The writing was not that tight in this one. We have Dance dealing with locals who don't want her butting in. But of course we get to see how not prepared they are to deal with the man who they identify as Kayleigh's stalker. Everything about the guy pushed my spidey sense. So when we find out in the end he was responsible for some murders and used other people to finally kidnap Kayleigh and "marry" her (ie had plans to rape her and make her love him) I was fresh out of patience for everyone involved.
And the lyrics to the songs was terrible. I was sick of re-reading them over and over again while getting through this book. Deaver tries a whole thing that Kayleigh's stalker or other people are using the lyrics to plan murders, but you don't need to keep reprinting them all through the book.

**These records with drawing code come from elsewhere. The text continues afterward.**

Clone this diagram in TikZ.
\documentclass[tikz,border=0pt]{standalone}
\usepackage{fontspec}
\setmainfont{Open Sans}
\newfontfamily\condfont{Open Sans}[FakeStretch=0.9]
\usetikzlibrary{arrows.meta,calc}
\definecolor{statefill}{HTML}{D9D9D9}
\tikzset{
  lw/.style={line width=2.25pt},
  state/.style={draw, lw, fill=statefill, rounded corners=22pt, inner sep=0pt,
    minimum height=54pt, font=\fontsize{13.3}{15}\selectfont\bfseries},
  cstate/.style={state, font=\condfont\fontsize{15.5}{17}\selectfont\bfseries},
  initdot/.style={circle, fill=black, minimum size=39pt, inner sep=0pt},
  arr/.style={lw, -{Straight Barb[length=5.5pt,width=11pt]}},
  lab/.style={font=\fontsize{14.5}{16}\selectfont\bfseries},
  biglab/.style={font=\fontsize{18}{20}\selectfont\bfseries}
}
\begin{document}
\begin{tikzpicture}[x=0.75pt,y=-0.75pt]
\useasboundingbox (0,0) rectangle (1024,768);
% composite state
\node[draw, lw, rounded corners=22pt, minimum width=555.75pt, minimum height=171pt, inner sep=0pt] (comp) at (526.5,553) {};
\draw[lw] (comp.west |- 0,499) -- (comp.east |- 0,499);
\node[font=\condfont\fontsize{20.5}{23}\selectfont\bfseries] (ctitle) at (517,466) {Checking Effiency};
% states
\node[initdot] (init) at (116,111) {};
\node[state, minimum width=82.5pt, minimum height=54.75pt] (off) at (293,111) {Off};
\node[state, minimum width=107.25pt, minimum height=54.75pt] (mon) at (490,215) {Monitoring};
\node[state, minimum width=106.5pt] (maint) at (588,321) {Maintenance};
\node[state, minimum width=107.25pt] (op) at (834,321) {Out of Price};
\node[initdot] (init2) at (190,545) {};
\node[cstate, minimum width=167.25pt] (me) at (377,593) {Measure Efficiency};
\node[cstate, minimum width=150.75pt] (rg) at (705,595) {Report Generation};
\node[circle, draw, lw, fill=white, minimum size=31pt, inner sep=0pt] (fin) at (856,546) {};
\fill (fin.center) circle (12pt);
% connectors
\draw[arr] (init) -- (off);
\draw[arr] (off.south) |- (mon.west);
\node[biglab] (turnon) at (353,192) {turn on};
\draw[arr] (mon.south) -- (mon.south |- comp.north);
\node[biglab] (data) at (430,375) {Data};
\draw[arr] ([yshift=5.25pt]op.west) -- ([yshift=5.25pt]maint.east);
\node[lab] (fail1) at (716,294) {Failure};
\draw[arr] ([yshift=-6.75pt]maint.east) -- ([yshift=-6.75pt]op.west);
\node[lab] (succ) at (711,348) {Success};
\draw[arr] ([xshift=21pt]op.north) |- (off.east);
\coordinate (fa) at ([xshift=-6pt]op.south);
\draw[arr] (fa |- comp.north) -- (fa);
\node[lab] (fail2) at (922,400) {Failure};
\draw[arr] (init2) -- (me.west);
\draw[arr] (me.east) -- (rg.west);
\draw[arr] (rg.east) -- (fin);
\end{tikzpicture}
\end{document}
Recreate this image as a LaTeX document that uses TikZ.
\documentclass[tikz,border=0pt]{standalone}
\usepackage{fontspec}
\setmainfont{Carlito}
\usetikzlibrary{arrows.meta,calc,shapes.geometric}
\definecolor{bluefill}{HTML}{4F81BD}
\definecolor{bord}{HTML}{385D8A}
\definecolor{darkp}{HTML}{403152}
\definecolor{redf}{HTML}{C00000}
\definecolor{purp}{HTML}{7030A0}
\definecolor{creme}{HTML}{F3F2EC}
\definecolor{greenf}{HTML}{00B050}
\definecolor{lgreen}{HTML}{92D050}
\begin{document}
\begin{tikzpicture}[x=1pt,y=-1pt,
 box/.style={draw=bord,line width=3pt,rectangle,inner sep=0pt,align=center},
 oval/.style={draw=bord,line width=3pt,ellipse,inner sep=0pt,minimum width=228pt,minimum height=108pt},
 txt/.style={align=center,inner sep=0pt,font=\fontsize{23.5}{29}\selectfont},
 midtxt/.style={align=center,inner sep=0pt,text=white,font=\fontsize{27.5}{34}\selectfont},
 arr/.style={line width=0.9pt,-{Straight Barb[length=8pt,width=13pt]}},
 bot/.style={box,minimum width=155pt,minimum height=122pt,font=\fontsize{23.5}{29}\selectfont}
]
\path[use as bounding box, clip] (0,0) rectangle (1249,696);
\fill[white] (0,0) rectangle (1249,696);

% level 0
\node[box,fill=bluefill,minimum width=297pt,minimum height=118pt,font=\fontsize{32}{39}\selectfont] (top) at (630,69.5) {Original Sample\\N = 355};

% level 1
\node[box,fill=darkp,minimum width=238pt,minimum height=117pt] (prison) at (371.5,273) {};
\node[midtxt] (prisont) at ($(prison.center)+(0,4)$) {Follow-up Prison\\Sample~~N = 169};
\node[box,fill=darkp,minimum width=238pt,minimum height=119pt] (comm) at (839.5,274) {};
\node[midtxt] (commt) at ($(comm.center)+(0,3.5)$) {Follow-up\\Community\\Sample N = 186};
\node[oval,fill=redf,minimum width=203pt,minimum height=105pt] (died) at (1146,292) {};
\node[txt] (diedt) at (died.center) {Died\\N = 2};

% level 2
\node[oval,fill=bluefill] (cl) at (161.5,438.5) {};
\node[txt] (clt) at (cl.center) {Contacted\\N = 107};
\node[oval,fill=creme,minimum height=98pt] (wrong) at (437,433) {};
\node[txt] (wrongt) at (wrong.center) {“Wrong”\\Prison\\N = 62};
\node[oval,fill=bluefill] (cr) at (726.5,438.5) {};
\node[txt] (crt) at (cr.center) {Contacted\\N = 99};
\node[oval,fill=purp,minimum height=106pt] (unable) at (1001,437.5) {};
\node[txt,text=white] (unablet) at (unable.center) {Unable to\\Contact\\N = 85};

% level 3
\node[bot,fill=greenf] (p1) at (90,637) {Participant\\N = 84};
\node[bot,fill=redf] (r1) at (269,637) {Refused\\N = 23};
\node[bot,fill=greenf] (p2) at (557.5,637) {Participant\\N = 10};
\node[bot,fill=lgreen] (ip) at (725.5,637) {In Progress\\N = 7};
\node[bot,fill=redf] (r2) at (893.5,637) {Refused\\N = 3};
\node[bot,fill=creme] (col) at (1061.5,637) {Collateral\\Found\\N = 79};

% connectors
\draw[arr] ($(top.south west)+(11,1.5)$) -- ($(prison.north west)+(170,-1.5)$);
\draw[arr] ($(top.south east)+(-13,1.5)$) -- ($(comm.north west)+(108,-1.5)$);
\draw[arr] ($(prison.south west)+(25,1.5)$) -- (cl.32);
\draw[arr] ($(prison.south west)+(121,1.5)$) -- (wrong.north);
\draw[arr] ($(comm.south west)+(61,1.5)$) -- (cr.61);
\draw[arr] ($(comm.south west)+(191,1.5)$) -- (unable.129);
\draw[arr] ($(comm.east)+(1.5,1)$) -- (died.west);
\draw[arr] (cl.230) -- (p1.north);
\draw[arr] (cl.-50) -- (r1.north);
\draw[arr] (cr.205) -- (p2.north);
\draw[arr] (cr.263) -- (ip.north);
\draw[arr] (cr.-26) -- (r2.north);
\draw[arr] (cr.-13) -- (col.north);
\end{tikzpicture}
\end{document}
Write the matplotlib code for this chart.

The ending was a mess and then Deaver just goes and publishes the "songs" for this book and after glancing at them quickly I just put this book aside.
Book was going okay until almost the very end. A love triangle rears its head and at this point I prefer one guy over another. I just wish that a lot of time had to been spent on it. Also the book containing lyrics was too much. At the end the book had the full version of several songs and I didn't even bother.